Die Bundesregierung hat bisher hartnäckig vermieden, von einem Krieg Russlands gegen die Ukraine zu sprechen. Jede realistische Politik beginnt aber damit, die Dinge beim Namen zu nennen. Die EU darf keinen Zweifel daran lassen, dass die Aggression gegen einen Staat, mit dem sie ein Assoziationsabkommen geschlossen hat, einen hohen politischen und ökonomischen Preis kosten wird. Die Sanktionen gegen Russland müssen ausgeweitet, die Unterstützung für die Ukraine auf allen Ebenen verstärkt werden. Dazu gehört auch groß angelegte Hilfe für die vom Krieg betroffenen Menschen, die Sicherung der Energieversorgung der Ukraine und verstärkte Finanzhilfen, um einen Kollaps des Landes zu verhindern.
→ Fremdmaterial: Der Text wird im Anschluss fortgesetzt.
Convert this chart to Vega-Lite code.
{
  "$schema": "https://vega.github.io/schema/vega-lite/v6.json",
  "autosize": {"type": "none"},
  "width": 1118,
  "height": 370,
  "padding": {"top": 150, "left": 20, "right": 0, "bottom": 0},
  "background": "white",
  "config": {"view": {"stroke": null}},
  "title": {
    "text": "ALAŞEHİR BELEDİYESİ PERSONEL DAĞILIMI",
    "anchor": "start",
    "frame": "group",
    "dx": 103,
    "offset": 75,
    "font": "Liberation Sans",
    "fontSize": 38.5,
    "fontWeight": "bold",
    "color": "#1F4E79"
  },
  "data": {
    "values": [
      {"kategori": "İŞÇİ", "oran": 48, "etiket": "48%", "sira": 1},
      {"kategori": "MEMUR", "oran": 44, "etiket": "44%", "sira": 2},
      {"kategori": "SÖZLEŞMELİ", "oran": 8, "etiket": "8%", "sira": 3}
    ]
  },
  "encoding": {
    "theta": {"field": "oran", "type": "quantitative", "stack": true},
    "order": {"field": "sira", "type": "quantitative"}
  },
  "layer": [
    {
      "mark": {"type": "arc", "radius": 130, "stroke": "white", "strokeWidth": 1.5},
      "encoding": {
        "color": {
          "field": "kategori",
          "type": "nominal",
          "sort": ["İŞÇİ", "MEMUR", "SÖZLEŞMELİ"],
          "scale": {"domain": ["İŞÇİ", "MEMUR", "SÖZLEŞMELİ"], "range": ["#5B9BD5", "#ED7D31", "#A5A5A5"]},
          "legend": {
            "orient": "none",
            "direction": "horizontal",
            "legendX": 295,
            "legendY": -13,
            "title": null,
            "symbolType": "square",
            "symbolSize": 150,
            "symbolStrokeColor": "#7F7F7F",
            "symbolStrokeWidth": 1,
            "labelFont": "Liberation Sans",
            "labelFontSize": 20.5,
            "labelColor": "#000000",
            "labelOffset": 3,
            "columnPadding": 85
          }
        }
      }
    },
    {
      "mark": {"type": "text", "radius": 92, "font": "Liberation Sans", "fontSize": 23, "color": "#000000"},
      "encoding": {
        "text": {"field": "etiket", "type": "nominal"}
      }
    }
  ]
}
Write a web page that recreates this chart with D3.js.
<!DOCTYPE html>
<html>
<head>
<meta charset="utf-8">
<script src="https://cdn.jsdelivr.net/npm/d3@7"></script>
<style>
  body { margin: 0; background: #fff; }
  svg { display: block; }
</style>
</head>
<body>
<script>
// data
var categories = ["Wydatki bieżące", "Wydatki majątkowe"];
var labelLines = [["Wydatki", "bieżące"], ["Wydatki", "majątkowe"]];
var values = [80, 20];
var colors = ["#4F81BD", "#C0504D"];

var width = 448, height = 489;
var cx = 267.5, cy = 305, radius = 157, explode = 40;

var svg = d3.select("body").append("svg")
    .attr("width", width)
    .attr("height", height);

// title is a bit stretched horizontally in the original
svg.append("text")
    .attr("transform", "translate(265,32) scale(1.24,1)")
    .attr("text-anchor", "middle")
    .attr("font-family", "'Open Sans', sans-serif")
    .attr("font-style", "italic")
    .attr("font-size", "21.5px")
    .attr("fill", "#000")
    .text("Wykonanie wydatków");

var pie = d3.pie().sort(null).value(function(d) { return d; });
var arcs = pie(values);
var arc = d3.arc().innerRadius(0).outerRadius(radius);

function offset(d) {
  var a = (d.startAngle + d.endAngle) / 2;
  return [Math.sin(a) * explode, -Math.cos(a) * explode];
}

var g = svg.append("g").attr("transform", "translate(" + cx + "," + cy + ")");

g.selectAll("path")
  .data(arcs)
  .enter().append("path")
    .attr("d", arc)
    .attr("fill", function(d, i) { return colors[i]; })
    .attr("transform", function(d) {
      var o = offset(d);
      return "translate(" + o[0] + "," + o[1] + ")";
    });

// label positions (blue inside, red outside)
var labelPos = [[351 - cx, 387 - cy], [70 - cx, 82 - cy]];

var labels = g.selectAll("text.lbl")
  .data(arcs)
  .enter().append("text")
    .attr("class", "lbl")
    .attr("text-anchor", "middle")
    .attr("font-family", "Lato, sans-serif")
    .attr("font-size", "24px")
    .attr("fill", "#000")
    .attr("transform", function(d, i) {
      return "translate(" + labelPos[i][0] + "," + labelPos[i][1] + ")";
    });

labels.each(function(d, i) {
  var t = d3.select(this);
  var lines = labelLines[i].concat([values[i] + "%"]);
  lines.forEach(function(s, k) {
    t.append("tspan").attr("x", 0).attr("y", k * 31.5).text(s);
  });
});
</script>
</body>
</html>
Das bevorstehende Gipfeltreffen der Regierungschefs wird zum Prüfstein für die politische Handlungsfähigkeit der EU. Wenn sie versagt, verliert sie jede Glaubwürdigkeit nach innen und außen. Täuschen wir uns nicht: Es geht nicht „nur“ um die Zukunft der Ukraine. Was auf dem Spiel steht, ist die Zukunft Europas. Wir bitten Sie dringend, alles zu tun, um zu einer festen Haltung der EU gegenüber dem Angriff auf die Ukraine zu kommen. Das heißt auch, die europäische Perspektive der Ukraine zu bekräftigen.
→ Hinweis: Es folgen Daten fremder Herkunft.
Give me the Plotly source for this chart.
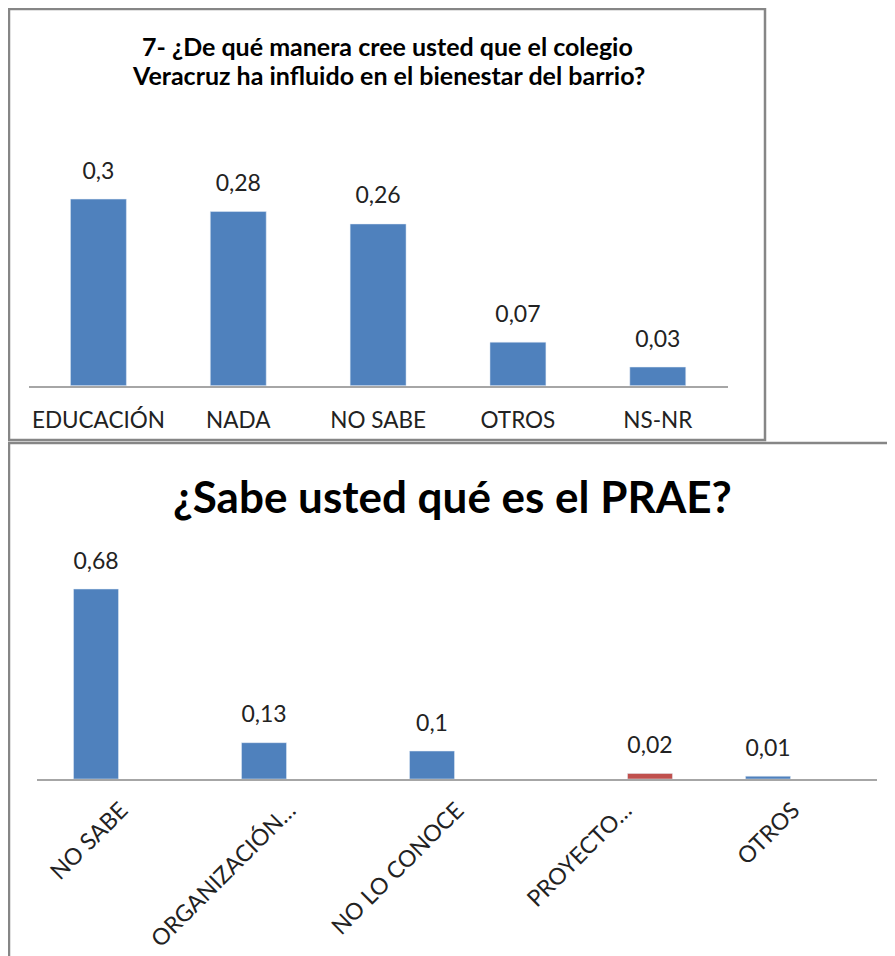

Nicht nur die Regierungen sind gefragt: Dies ist auch ein Weckruf an die europäische Zivilgesellschaft. Wir appellieren deshalb zugleich an die demokratische Öffentlichkeit, sich mit den Bürgerinnen und Bürgern der Ukraine zu solidarisieren. Wir dürfen nicht hinnehmen, dass der europäische Aufbruch der Ukraine mit Gewalt erstickt wird.
Jurij Andruchowytsch, Schriftsteller
Oleksandra Bienert, Euromaidan Wache Berlin
Marieluise Beck, MdB
Olaf Böhnke, Leiter des Berliner Büros European Council on Foreign Relations
Marianne Birthler, ehem. Leiterin der Stasi-Unterlagenbehörde
Franziska Brantner, MdB
Viola von Cramon, MdB a.D.
Peter Franck, Jurist
Ralf Fücks, Vorstand Heinrich Böll-Stiftung
Rebecca Harms, MdEP
Sergey Medvedev, iDecembrists e.V.
Stefan Melle, Deutsch-Russischer Austausch e.V.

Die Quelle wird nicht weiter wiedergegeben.